Jakarta, CNBC Indonesia - Perserikatan Bangsa-Bangsa (PBB) menolak upaya Amerika Serikat (AS) untuk melemahkan sikap Majelis Umum terkait perang Rusia di Ukraina, memberikan kemenangan diplomatik bagi Kyiv dan sekutu Eropa.
Keputusan ini muncul di tengah upaya Presiden Donald Trump untuk menengahi perdamaian, yang justru menimbulkan ketegangan dengan Presiden Ukraina Volodymyr Zelensky dan memicu kekhawatiran di antara negara-negara Eropa bahwa mereka akan disingkirkan dari proses perundingan damai.
Dilansir Reuters, Majelis Umum PBB, yang terdiri dari 193 negara anggota, menggelar pemungutan suara atas dua rancangan resolusi yang bertentangan, satu disusun oleh AS dan satu lagi oleh Ukraina serta negara-negara Eropa, untuk menandai tiga tahun sejak Rusia menginvasi Ukraina.
Namun, AS justru terpaksa abstain dalam pemungutan suara atas resolusinya sendiri setelah negara-negara Eropa berhasil mengubah rancangan Washington dengan menambahkan dukungan eksplisit terhadap kedaulatan, kemerdekaan, persatuan, dan integritas wilayah Ukraina, sebuah prinsip yang selama ini ditegaskan oleh PBB dalam konflik tersebut.
"Perang ini bukan hanya tentang Ukraina. Ini tentang hak fundamental setiap negara untuk ada, menentukan jalannya sendiri, dan hidup bebas dari agresi," tegas Wakil Menteri Luar Negeri Ukraina, Mariana Betsa, sebelum pemungutan suara berlangsung, Senin (24/2/2025) malam.
Dalam pemungutan suara atas rancangan resolusi AS yang telah diamendemen, 93 negara mendukung, 73 abstain, dan 8 negara menolak, termasuk Rusia. Upaya Rusia untuk mengubah teks resolusi AS dengan memasukkan "akar penyebab" konflik juga gagal.
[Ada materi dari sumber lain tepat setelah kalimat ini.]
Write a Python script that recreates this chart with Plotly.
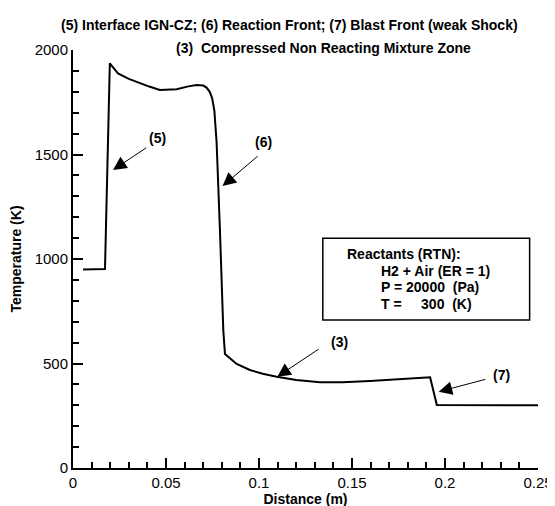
import plotly.graph_objects as go

# Temperature profile
distance_m = [0.0054, 0.0172, 0.0198, 0.0242, 0.0300, 0.0359, 0.0410, 0.0467, 0.0557,
              0.0620, 0.0664, 0.0700, 0.0718, 0.0735, 0.0748, 0.0760, 0.0772, 0.0790, 0.0808,
              0.0817, 0.0880, 0.0951, 0.1020, 0.1095, 0.1200, 0.1328, 0.1450, 0.1597,
              0.1750, 0.1920, 0.1956, 0.2100, 0.2500]
temperature_K = [950, 952, 1936, 1888, 1862, 1841, 1825, 1809, 1812,
                 1826, 1833, 1830, 1820, 1800, 1770, 1710, 1560, 1139, 660,
                 545, 498, 469, 451, 437, 421, 410, 410, 416,
                 424, 434, 301, 300, 300]

title_lines = ["(5) Interface IGN-CZ; (6) Reaction Front; (7) Blast Front (weak Shock)",
               "(3)  Compressed Non Reacting Mixture Zone"]
box_lines = ["Reactants (RTN):", "H2 + Air (ER = 1)",
             "P = 20000\u00a0\u00a0(Pa)", "T =\u00a0\u00a0\u00a0\u00a0\u00a0300\u00a0\u00a0(K)"]

# arrow callouts: label, head (x,y), tail (x,y), label (x,y)
callouts = [
    ("(5)", (0.0215, 1426), (0.0402, 1537), (0.0456, 1579)),
    ("(6)", (0.0804, 1349), (0.1001, 1498), (0.1023, 1561)),
    ("(3)", (0.1098, 437), (0.1328, 573), (0.1432, 604)),
    ("(7)", (0.1966, 365), (0.2225, 426), (0.2306, 445)),
]

FONT = "Liberation Sans, Arial, sans-serif"

fig = go.Figure()
fig.add_trace(go.Scatter(x=distance_m, y=temperature_K, mode="lines",
                         line=dict(color="black", width=2), showlegend=False))

annotations = []
for lab, head, tail, pos in callouts:
    annotations.append(dict(x=head[0], y=head[1], ax=tail[0], ay=tail[1],
                            xref="x", yref="y", axref="x", ayref="y", text="",
                            showarrow=True, arrowhead=2, arrowsize=2.7, arrowwidth=1,
                            arrowcolor="black", standoff=0, startstandoff=0))
    annotations.append(dict(x=pos[0], y=pos[1], xref="x", yref="y", text="<b>%s</b>" % lab,
                            showarrow=False, font=dict(size=14, color="black", family=FONT)))

annotations.append(dict(x=0.465, y=1.0837, xref="paper", yref="paper", text="<b>%s</b>" % title_lines[0],
                        showarrow=False, font=dict(size=14, color="black", family=FONT)))
annotations.append(dict(x=0.5395, y=1.0287, xref="paper", yref="paper", text="<b>%s</b>" % title_lines[1],
                        showarrow=False, font=dict(size=14, color="black", family=FONT)))

box_x = [0.1468, 0.1651, 0.1651, 0.1651]
box_y = [1024, 945, 866, 787]
for t, bx, by in zip(box_lines, box_x, box_y):
    annotations.append(dict(x=bx, y=by, xref="x", yref="y", text="<b>%s</b>" % t, xanchor="left",
                            showarrow=False, borderpad=0,
                            font=dict(size=14, color="black", family=FONT)))

fig.add_shape(type="rect", x0=0.1343, x1=0.2455, y0=708, y1=1099, xref="x", yref="y",
              line=dict(color="black", width=1.5))

fig.update_layout(
    width=555, height=506, margin=dict(l=65, r=25, t=42, b=46),
    paper_bgcolor="white", plot_bgcolor="white",
    font=dict(family=FONT, color="black"),
    annotations=annotations,
    xaxis=dict(range=[0, 0.25], showgrid=False, zeroline=False, showline=True, linecolor="black",
               linewidth=2, ticks="inside", ticklen=10, tickwidth=2, tickcolor="black",
               automargin=False,
               tickvals=[0, 0.05, 0.1, 0.15, 0.2, 0.25], ticktext=["0", "0.05", "0.1", "0.15", "0.2", "0.25"],
               tickfont=dict(size=15), ticklabelstandoff=0,
               minor=dict(ticks="inside", ticklen=6, tickwidth=1.5, tickcolor="black", dtick=0.01),
               title=dict(text="<b>Distance (m)</b>", font=dict(size=14), standoff=2)),
    yaxis=dict(range=[0, 2000], showgrid=False, zeroline=False, showline=True, linecolor="black",
               linewidth=2, ticks="inside", ticklen=10, tickwidth=2, tickcolor="black",
               automargin=False,
               tickvals=[0, 500, 1000, 1500, 2000], tickfont=dict(size=15), ticklabelstandoff=0,
               minor=dict(ticks="inside", ticklen=6, tickwidth=1.5, tickcolor="black", dtick=100),
               title=dict(text="<b>Temperature (K)</b>", font=dict(size=14), standoff=10)),
)

fig.write_html("out.html")
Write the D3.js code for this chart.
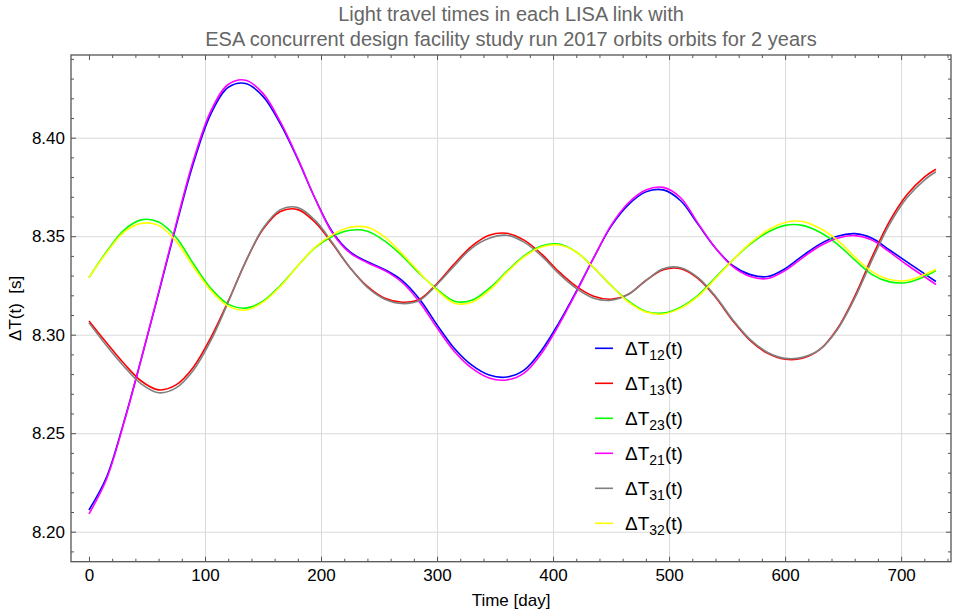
<!DOCTYPE html>
<html><head><meta charset="utf-8">
<script src="https://cdn.jsdelivr.net/npm/d3@7"></script>
<style>body{margin:0;background:#fff}svg{display:block}</style>
</head><body>
<svg id="c" width="956" height="611"></svg>
<script>
const titleLines = ["Light travel times in each LISA link with", "ESA concurrent design facility study run 2017 orbits orbits for 2 years"];
const xLabel = "Time [day]";
const yLabel = "ΔT(t)  [s]";
const xTicks = [0,100,200,300,400,500,600,700];
const yTicks = [8.20,8.25,8.30,8.35,8.40];
const days = [0,15,30,45,60,75,90,105,120,135,150,165,180,195,210,225,240,255,270,285,300,315,330,345,360,375,390,405,420,435,450,465,480,495,510,525,540,555,570,585,600,615,630,645,660,675,690,705,720,730];
const dT12 = [8.211,8.2275,8.2555,8.2875,8.321,8.355,8.387,8.412,8.4255,8.4275,8.421,8.407,8.389,8.369,8.352,8.342,8.337,8.333,8.3275,8.318,8.305,8.293,8.2845,8.2795,8.2785,8.282,8.292,8.306,8.322,8.339,8.355,8.366,8.3725,8.3735,8.368,8.356,8.344,8.335,8.3305,8.3295,8.3335,8.340,8.346,8.350,8.3513,8.349,8.343,8.337,8.331,8.327];
const dT13 = [8.307,8.296,8.2855,8.2765,8.272,8.2745,8.2835,8.2985,8.317,8.337,8.3535,8.3625,8.3635,8.357,8.346,8.334,8.3245,8.3185,8.3165,8.318,8.326,8.336,8.345,8.3505,8.3515,8.348,8.341,8.332,8.3245,8.3195,8.318,8.3205,8.3275,8.333,8.3335,8.3285,8.319,8.307,8.297,8.2905,8.2875,8.288,8.2925,8.303,8.3195,8.3395,8.3575,8.371,8.380,8.384];
const dT23 = [8.329,8.342,8.353,8.3583,8.3572,8.3495,8.336,8.3235,8.3155,8.3135,8.317,8.325,8.335,8.3442,8.350,8.353,8.3525,8.3475,8.340,8.331,8.323,8.317,8.3175,8.3235,8.332,8.340,8.345,8.346,8.342,8.334,8.325,8.317,8.3118,8.311,8.314,8.320,8.329,8.338,8.346,8.352,8.3555,8.3555,8.352,8.346,8.338,8.3305,8.3268,8.3265,8.3295,8.3325];
const dT21 = [8.209,8.2265,8.255,8.2875,8.3215,8.356,8.3885,8.4135,8.427,8.4292,8.4225,8.408,8.3895,8.369,8.3515,8.3415,8.3365,8.3325,8.3265,8.3165,8.3035,8.2915,8.283,8.278,8.277,8.2805,8.2905,8.305,8.3215,8.339,8.3555,8.367,8.3735,8.3748,8.3695,8.3565,8.344,8.3345,8.3295,8.3285,8.3325,8.339,8.345,8.349,8.3503,8.348,8.342,8.3355,8.3295,8.3255];
const dT31 = [8.306,8.2945,8.284,8.275,8.2705,8.273,8.282,8.297,8.3165,8.337,8.354,8.3635,8.3645,8.358,8.3465,8.334,8.324,8.318,8.3158,8.3175,8.3255,8.335,8.344,8.349,8.3505,8.347,8.340,8.331,8.3235,8.3185,8.3175,8.3205,8.3275,8.3335,8.334,8.329,8.3195,8.3075,8.2975,8.291,8.288,8.2885,8.2925,8.3025,8.3185,8.338,8.356,8.3695,8.3785,8.3827];
const dT32 = [8.329,8.3415,8.352,8.3565,8.3555,8.3475,8.3345,8.3225,8.3145,8.3125,8.3165,8.3245,8.335,8.3445,8.3508,8.3545,8.3545,8.3495,8.341,8.3315,8.3225,8.316,8.3165,8.3225,8.3315,8.3395,8.3445,8.3455,8.342,8.334,8.325,8.3165,8.3115,8.3105,8.3135,8.3195,8.3285,8.338,8.3465,8.353,8.357,8.3575,8.354,8.348,8.3395,8.332,8.328,8.3275,8.3305,8.3332];
const seriesNames = ["12","13","23","21","31","32"];
const seriesValues = [dT12,dT13,dT23,dT21,dT31,dT32];
const seriesColors = ["#0000ff","#ff0000","#00ff00","#ff00ff","#808080","#ffff00"];

const L=71, R=951, T=55, B=561.7;
const svg = d3.select("#c");
const x = d3.scaleLinear().domain([-15.5,743]).range([L,R]);
const y = d3.scaleLinear().domain([8.18477,8.44198]).range([B,T]);
const frameCol = "#555";
const font = "'Liberation Sans', Arial, sans-serif";

// grid
svg.append("g").attr("transform",`translate(0,${B})`)
  .call(d3.axisBottom(x).tickValues(xTicks.filter(d=>d>0)).tickSize(-(B-T)).tickFormat(""))
  .call(g=>{g.select(".domain").remove();g.selectAll("line").attr("stroke","#d9d9d9").attr("stroke-width",1);});
svg.append("g").attr("transform",`translate(${L},0)`)
  .call(d3.axisLeft(y).tickValues(yTicks).tickSize(-(R-L)).tickFormat(""))
  .call(g=>{g.select(".domain").remove();g.selectAll("line").attr("stroke","#d9d9d9").attr("stroke-width",1);});

// series
const line = d3.line().x((d,i)=>x(days[i])).y(d=>y(d)).curve(d3.curveCatmullRom.alpha(0.5));
seriesValues.forEach((vals,k)=>{
  svg.append("path").datum(vals).attr("d",line).attr("fill","none")
    .attr("stroke",seriesColors[k]).attr("stroke-width",1.6);
});

// minor tick values
const xMinor = d3.range(20,741,20).filter(d=>d%100!==0);
const yMinor = d3.range(819,845).map(d=>d/100).filter(d=>Math.round(d*100)%5!==0);

function styleAxis(g){g.select(".domain").remove();g.selectAll("line").attr("stroke",frameCol);g.selectAll("text").attr("fill","#000").style("font-family",font).style("font-size","17px");}
svg.append("g").attr("transform",`translate(0,${B})`)
  .call(d3.axisBottom(x).tickValues(xTicks).tickSizeInner(-5).tickSizeOuter(0).tickPadding(7).tickFormat(d3.format("d"))).call(styleAxis);
svg.append("g").attr("transform",`translate(0,${B})`)
  .call(d3.axisBottom(x).tickValues(xMinor).tickSizeInner(-3).tickSizeOuter(0).tickFormat("")).call(styleAxis);
svg.append("g").attr("transform",`translate(0,${T})`)
  .call(d3.axisTop(x).tickValues(xTicks).tickSizeInner(-5).tickSizeOuter(0).tickFormat("")).call(styleAxis);
svg.append("g").attr("transform",`translate(0,${T})`)
  .call(d3.axisTop(x).tickValues(xMinor).tickSizeInner(-3).tickSizeOuter(0).tickFormat("")).call(styleAxis);
svg.append("g").attr("transform",`translate(${L},0)`)
  .call(d3.axisLeft(y).tickValues(yTicks).tickSizeInner(-5).tickSizeOuter(0).tickPadding(6).tickFormat(d3.format(".2f"))).call(styleAxis);
svg.append("g").attr("transform",`translate(${L},0)`)
  .call(d3.axisLeft(y).tickValues(yMinor).tickSizeInner(-3).tickSizeOuter(0).tickFormat("")).call(styleAxis);
svg.append("g").attr("transform",`translate(${R},0)`)
  .call(d3.axisRight(y).tickValues(yTicks).tickSizeInner(-5).tickSizeOuter(0).tickFormat("")).call(styleAxis);
svg.append("g").attr("transform",`translate(${R},0)`)
  .call(d3.axisRight(y).tickValues(yMinor).tickSizeInner(-3).tickSizeOuter(0).tickFormat("")).call(styleAxis);

svg.append("rect").attr("x",L).attr("y",T).attr("width",R-L).attr("height",B-T)
  .attr("fill","none").attr("stroke",frameCol).attr("stroke-width",1.3);

titleLines.forEach((t,i)=>{
  svg.append("text").attr("x",(L+R)/2).attr("y",21+i*24.5).attr("text-anchor","middle")
    .style("font-family",font).style("font-size","20px").attr("fill","#666").text(t);
});
svg.append("text").attr("x",(L+R)/2).attr("y",606).attr("text-anchor","middle")
  .style("font-family",font).style("font-size","17px").attr("fill","#000").text(xLabel);
svg.append("text").attr("transform",`translate(21,${(T+B)/2}) rotate(-90)`).attr("text-anchor","middle")
  .style("font-family",font).style("font-size","17px").attr("fill","#000").style("white-space","pre").text(yLabel);

const lg = svg.append("g");
seriesNames.forEach((n,k)=>{
  const yy = 348.3 + 35*k;
  lg.append("line").attr("x1",595).attr("x2",613).attr("y1",yy).attr("y2",yy)
    .attr("stroke",seriesColors[k]).attr("stroke-width",1.6);
  const t = lg.append("text").attr("x",625).attr("y",yy+6.5)
    .style("font-family",font).style("font-size","19px").attr("fill","#000");
  t.append("tspan").text("ΔT");
  t.append("tspan").attr("dy",5).style("font-size","14px").text(n);
  t.append("tspan").attr("dy",-5).text("(t)");
});
</script>
</body></html>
Sebelum pemungutan suara, Duta Besar AS untuk PBB, Dorothy Shea, menuduh perubahan yang diusulkan oleh Eropa dan Rusia sebagai "perang kata-kata" yang tidak membantu mengakhiri perang.
"Amendemen ini hanya mengalihkan fokus dari tujuan utama resolusi ini, yaitu membangun konsensus yang kuat untuk menyerukan diakhirinya konflik ini," ujar Shea.
Selain itu, Majelis Umum juga mengadopsi resolusi yang dirancang oleh Ukraina dan negara-negara Eropa dengan hasil 93 suara setuju, 65 abstain, dan 18 menolak, termasuk dari Rusia, Korea Utara, dan Israel.
Perwakilan Rusia di PBB, Vassily Nebenzia, mengeklaim bahwa AS kini mulai menyadari betapa sulitnya mewujudkan perdamaian di Ukraina.
"Hari ini, rekan-rekan kami dari Amerika melihat sendiri bahwa jalan menuju perdamaian di Ukraina tidak akan mudah. Banyak pihak akan berusaha memastikan bahwa perdamaian tidak terjadi dalam waktu dekat. Tapi ini tidak boleh menghentikan kita," ujar Nebenzia.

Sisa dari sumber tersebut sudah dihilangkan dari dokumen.